• REQUEST
Every entry below should be transcribed exactly; pictures stay out of the copy.

• TASK DATA
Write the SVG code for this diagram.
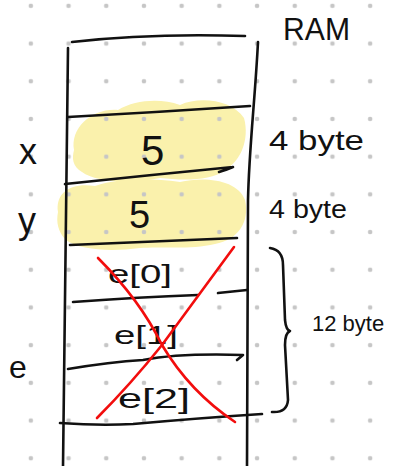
<svg xmlns="http://www.w3.org/2000/svg" width="393" height="466" viewBox="0 0 393 466">
<defs>
<style>
.dot{fill:#c6c6c6}
.ink{fill:none;stroke:#111;stroke-width:2.6;stroke-linecap:round;stroke-linejoin:round}
.red{fill:none;stroke:#f20d0d;stroke-width:2.6;stroke-linecap:round}
.hl{fill:#faf1ac}
.t{font-family:"Liberation Sans","DejaVu Sans",sans-serif;fill:#111}
</style>
<pattern id="grid" x="12" y="-13" width="37.7" height="37.7" patternUnits="userSpaceOnUse">
<circle class="dot" cx="18.85" cy="18.85" r="2.3"/>
</pattern>
</defs>
<rect width="393" height="466" fill="#fff"/>
<g id="highlights">
<path class="hl" d="M74,150 C70,128 92,108 118,110 C135,100 160,98 180,105 C200,96 232,100 244,118 C250,140 240,162 225,170 C210,182 180,180 160,178 C130,184 95,182 82,172 C72,166 72,158 74,150 Z"/>
<path class="hl" d="M58,212 C55,192 72,182 95,186 C120,178 150,178 180,182 C205,176 238,180 245,200 C250,222 238,240 215,244 C190,250 160,246 140,248 C110,252 80,250 66,240 C58,232 56,222 58,212 Z"/>
</g>
<rect width="393" height="466" fill="url(#grid)"/>
<g id="ram">
<path class="ink" d="M68,48 Q65,250 63,466"/>
<path class="ink" d="M258,42 C255,100 249,150 248,200 L247,466"/>
<path class="ink" d="M72,42 Q150,33 245,36"/>
<path class="ink" d="M68,117 Q160,112 250,106"/>
<path class="ink" d="M65,184 Q150,175 233,167 M219,172 Q226,170 233,167"/>
<path class="ink" d="M70,245 L237,238"/>
<path class="ink" d="M73,302 Q140,297 198,295 M218,293 L247,290"/>
<path class="ink" d="M68,369 Q110,362 143,360 Q180,353 243,355 L237,360"/>
<path class="ink" d="M60,423 Q100,426 133,424 Q200,418 262,414"/>
</g>
<g id="brace">
<path class="ink" d="M270,248 Q283,250 283,265 L285,320 Q286,330 290,331 Q285,333 285,345 L288,400 Q287,413 272,412"/>
</g>
<g id="labels">
<text class="t" x="283" y="40" font-size="32" textLength="67" lengthAdjust="spacingAndGlyphs">RAM</text>
<text class="t" x="19" y="164" font-size="36">x</text>
<text class="t" x="18" y="233" font-size="36">y</text>
<text class="t" x="9" y="378" font-size="32">e</text>
<text class="t" x="141" y="165" font-size="42">5</text>
<text class="t" x="129" y="228" font-size="38">5</text>
<text class="t" x="269" y="150" font-size="28" textLength="95" lengthAdjust="spacingAndGlyphs">4 byte</text>
<text class="t" x="269" y="218" font-size="25" textLength="78" lengthAdjust="spacingAndGlyphs">4 byte</text>
<text class="t" x="312" y="331" font-size="22">12 byte</text>
<text class="t" x="108" y="283" font-size="26" textLength="64" lengthAdjust="spacingAndGlyphs">e[0]</text>
<text class="t" x="114" y="344" font-size="26" textLength="64" lengthAdjust="spacingAndGlyphs">e[1]</text>
<text class="t" x="118" y="408" font-size="28" textLength="72" lengthAdjust="spacingAndGlyphs">e[2]</text>
</g>
<g id="cross">
<path class="red" d="M98,258 Q140,300 162,345 Q190,392 235,422"/>
<path class="red" d="M234,247 Q195,300 162,345 Q130,385 97,418"/>
</g>
</svg>
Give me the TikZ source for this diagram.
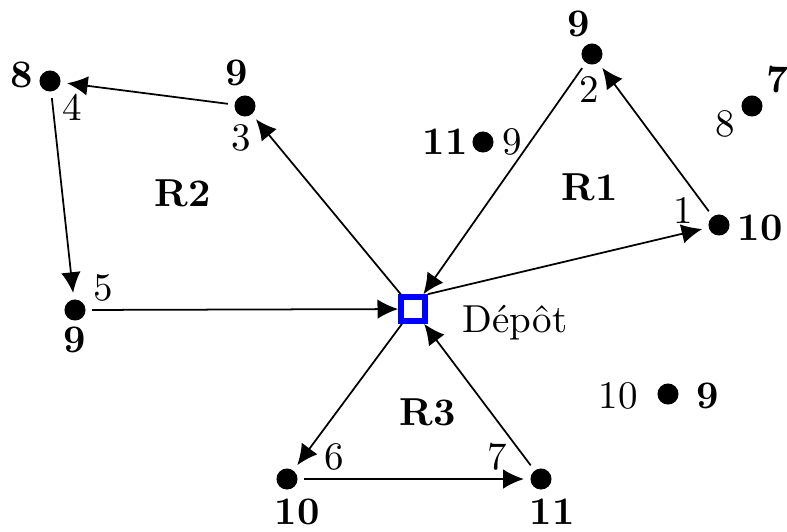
\documentclass[tikz,border=0pt]{standalone}
\usetikzlibrary{arrows.meta}
\begin{document}
\begin{tikzpicture}[x=0.2564pt,y=-0.2564pt,
  cust/.style={circle,fill=black,inner sep=0pt,minimum size=5.4pt,outer sep=1.7pt},
  depotbox/.style={draw=blue,line width=1.6pt,minimum size=6pt,inner sep=0pt,fill=white},
  lbl/.style={inner sep=0pt},
  dem/.style={inner sep=0pt,font=\bfseries},
  arc/.style={-{Latex[length=5.3pt,width=5pt]},line width=0.45pt}]
\useasboundingbox (0,0) rectangle (787,531);
% nodes
\node[depotbox] (d) at (413,309) {};
\node[cust] (c1) at (719,225) {};
\node[cust] (c2) at (592,54) {};
\node[cust] (c3) at (245,106) {};
\node[cust] (c4) at (50,81) {};
\node[cust] (c5) at (75,310) {};
\node[cust] (c6) at (287,479) {};
\node[cust] (c7) at (541,479) {};
\node[cust] (c8) at (752,106) {};
\node[cust] (c9) at (483,142) {};
\node[cust] (c10) at (668,394) {};
% labels
\node[lbl,anchor=base west] (dl) at (462,332) {Dépôt};
\node[dem] (q1) at (760,228) {10};  \node[lbl] (n1) at (683,210) {1};
\node[dem] (q2) at (579,24) {9};    \node[lbl] (n2) at (589,89) {2};
\node[dem] (q3) at (237,73) {9};    \node[lbl] (n3) at (241,138) {3};
\node[dem] (q4) at (22,75) {8};     \node[lbl] (n4) at (72,107) {4};
\node[dem] (q5) at (75,340) {9};    \node[lbl] (n5) at (103,288) {5};
\node[dem] (q6) at (297,512) {10};  \node[lbl] (n6) at (334,457) {6};
\node[dem] (q7) at (552,512) {11};  \node[lbl] (n7) at (497,457) {7};
\node[dem] (q8) at (778,80) {7};    \node[lbl] (n8) at (725,124) {8};
\node[dem] (q9) at (445,142) {11};  \node[lbl] (n9) at (512,142) {9};
\node[dem] (q10) at (708,396) {9};  \node[lbl] (n10) at (618,396) {10};
\node[dem] (r1) at (590,187) {R1};
\node[dem] (r2) at (183,193) {R2};
\node[dem] (r3) at (428,412) {R3};
% routes
\draw[arc] (d.north east) -- (c1);
\draw[arc] (c1) -- (c2);
\draw[arc] (c2) -- (d);
\draw[arc] (d) -- (c3);
\draw[arc] (c3) -- (c4);
\draw[arc] (c4) -- (c5);
\draw[arc] (c5) -- (d);
\draw[arc] (d) -- (c6);
\draw[arc] (c6) -- (c7);
\draw[arc] (c7) -- (d);
\end{tikzpicture}
\end{document}
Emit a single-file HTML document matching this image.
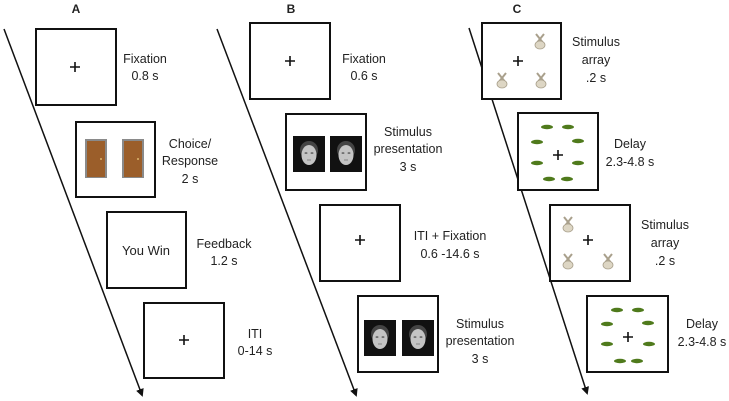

• FINISHED ANSWER
Write the SVG code for this diagram.
<svg xmlns="http://www.w3.org/2000/svg" width="393" height="466" viewBox="0 0 393 466">
<defs>
<style>
.dot{fill:#c6c6c6}
.ink{fill:none;stroke:#111;stroke-width:2.6;stroke-linecap:round;stroke-linejoin:round}
.red{fill:none;stroke:#f20d0d;stroke-width:2.6;stroke-linecap:round}
.hl{fill:#faf1ac}
.t{font-family:"Liberation Sans","DejaVu Sans",sans-serif;fill:#111}
</style>
<pattern id="grid" x="12" y="-13" width="37.7" height="37.7" patternUnits="userSpaceOnUse">
<circle class="dot" cx="18.85" cy="18.85" r="2.3"/>
</pattern>
</defs>
<rect width="393" height="466" fill="#fff"/>
<g id="highlights">
<path class="hl" d="M74,150 C70,128 92,108 118,110 C135,100 160,98 180,105 C200,96 232,100 244,118 C250,140 240,162 225,170 C210,182 180,180 160,178 C130,184 95,182 82,172 C72,166 72,158 74,150 Z"/>
<path class="hl" d="M58,212 C55,192 72,182 95,186 C120,178 150,178 180,182 C205,176 238,180 245,200 C250,222 238,240 215,244 C190,250 160,246 140,248 C110,252 80,250 66,240 C58,232 56,222 58,212 Z"/>
</g>
<rect width="393" height="466" fill="url(#grid)"/>
<g id="ram">
<path class="ink" d="M68,48 Q65,250 63,466"/>
<path class="ink" d="M258,42 C255,100 249,150 248,200 L247,466"/>
<path class="ink" d="M72,42 Q150,33 245,36"/>
<path class="ink" d="M68,117 Q160,112 250,106"/>
<path class="ink" d="M65,184 Q150,175 233,167 M219,172 Q226,170 233,167"/>
<path class="ink" d="M70,245 L237,238"/>
<path class="ink" d="M73,302 Q140,297 198,295 M218,293 L247,290"/>
<path class="ink" d="M68,369 Q110,362 143,360 Q180,353 243,355 L237,360"/>
<path class="ink" d="M60,423 Q100,426 133,424 Q200,418 262,414"/>
</g>
<g id="brace">
<path class="ink" d="M270,248 Q283,250 283,265 L285,320 Q286,330 290,331 Q285,333 285,345 L288,400 Q287,413 272,412"/>
</g>
<g id="labels">
<text class="t" x="283" y="40" font-size="32" textLength="67" lengthAdjust="spacingAndGlyphs">RAM</text>
<text class="t" x="19" y="164" font-size="36">x</text>
<text class="t" x="18" y="233" font-size="36">y</text>
<text class="t" x="9" y="378" font-size="32">e</text>
<text class="t" x="141" y="165" font-size="42">5</text>
<text class="t" x="129" y="228" font-size="38">5</text>
<text class="t" x="269" y="150" font-size="28" textLength="95" lengthAdjust="spacingAndGlyphs">4 byte</text>
<text class="t" x="269" y="218" font-size="25" textLength="78" lengthAdjust="spacingAndGlyphs">4 byte</text>
<text class="t" x="312" y="331" font-size="22">12 byte</text>
<text class="t" x="108" y="283" font-size="26" textLength="64" lengthAdjust="spacingAndGlyphs">e[0]</text>
<text class="t" x="114" y="344" font-size="26" textLength="64" lengthAdjust="spacingAndGlyphs">e[1]</text>
<text class="t" x="118" y="408" font-size="28" textLength="72" lengthAdjust="spacingAndGlyphs">e[2]</text>
</g>
<g id="cross">
<path class="red" d="M98,258 Q140,300 162,345 Q190,392 235,422"/>
<path class="red" d="M234,247 Q195,300 162,345 Q130,385 97,418"/>
</g>
</svg>
Give me the TikZ source for this diagram.
\documentclass[tikz,border=0pt]{standalone}
\usetikzlibrary{arrows.meta}
\begin{document}
\begin{tikzpicture}[x=0.2564pt,y=-0.2564pt,
  cust/.style={circle,fill=black,inner sep=0pt,minimum size=5.4pt,outer sep=1.7pt},
  depotbox/.style={draw=blue,line width=1.6pt,minimum size=6pt,inner sep=0pt,fill=white},
  lbl/.style={inner sep=0pt},
  dem/.style={inner sep=0pt,font=\bfseries},
  arc/.style={-{Latex[length=5.3pt,width=5pt]},line width=0.45pt}]
\useasboundingbox (0,0) rectangle (787,531);
% nodes
\node[depotbox] (d) at (413,309) {};
\node[cust] (c1) at (719,225) {};
\node[cust] (c2) at (592,54) {};
\node[cust] (c3) at (245,106) {};
\node[cust] (c4) at (50,81) {};
\node[cust] (c5) at (75,310) {};
\node[cust] (c6) at (287,479) {};
\node[cust] (c7) at (541,479) {};
\node[cust] (c8) at (752,106) {};
\node[cust] (c9) at (483,142) {};
\node[cust] (c10) at (668,394) {};
% labels
\node[lbl,anchor=base west] (dl) at (462,332) {Dépôt};
\node[dem] (q1) at (760,228) {10};  \node[lbl] (n1) at (683,210) {1};
\node[dem] (q2) at (579,24) {9};    \node[lbl] (n2) at (589,89) {2};
\node[dem] (q3) at (237,73) {9};    \node[lbl] (n3) at (241,138) {3};
\node[dem] (q4) at (22,75) {8};     \node[lbl] (n4) at (72,107) {4};
\node[dem] (q5) at (75,340) {9};    \node[lbl] (n5) at (103,288) {5};
\node[dem] (q6) at (297,512) {10};  \node[lbl] (n6) at (334,457) {6};
\node[dem] (q7) at (552,512) {11};  \node[lbl] (n7) at (497,457) {7};
\node[dem] (q8) at (778,80) {7};    \node[lbl] (n8) at (725,124) {8};
\node[dem] (q9) at (445,142) {11};  \node[lbl] (n9) at (512,142) {9};
\node[dem] (q10) at (708,396) {9};  \node[lbl] (n10) at (618,396) {10};
\node[dem] (r1) at (590,187) {R1};
\node[dem] (r2) at (183,193) {R2};
\node[dem] (r3) at (428,412) {R3};
% routes
\draw[arc] (d.north east) -- (c1);
\draw[arc] (c1) -- (c2);
\draw[arc] (c2) -- (d);
\draw[arc] (d) -- (c3);
\draw[arc] (c3) -- (c4);
\draw[arc] (c4) -- (c5);
\draw[arc] (c5) -- (d);
\draw[arc] (d) -- (c6);
\draw[arc] (c6) -- (c7);
\draw[arc] (c7) -- (d);
\end{tikzpicture}
\end{document}
Emit a single-file HTML document matching this image.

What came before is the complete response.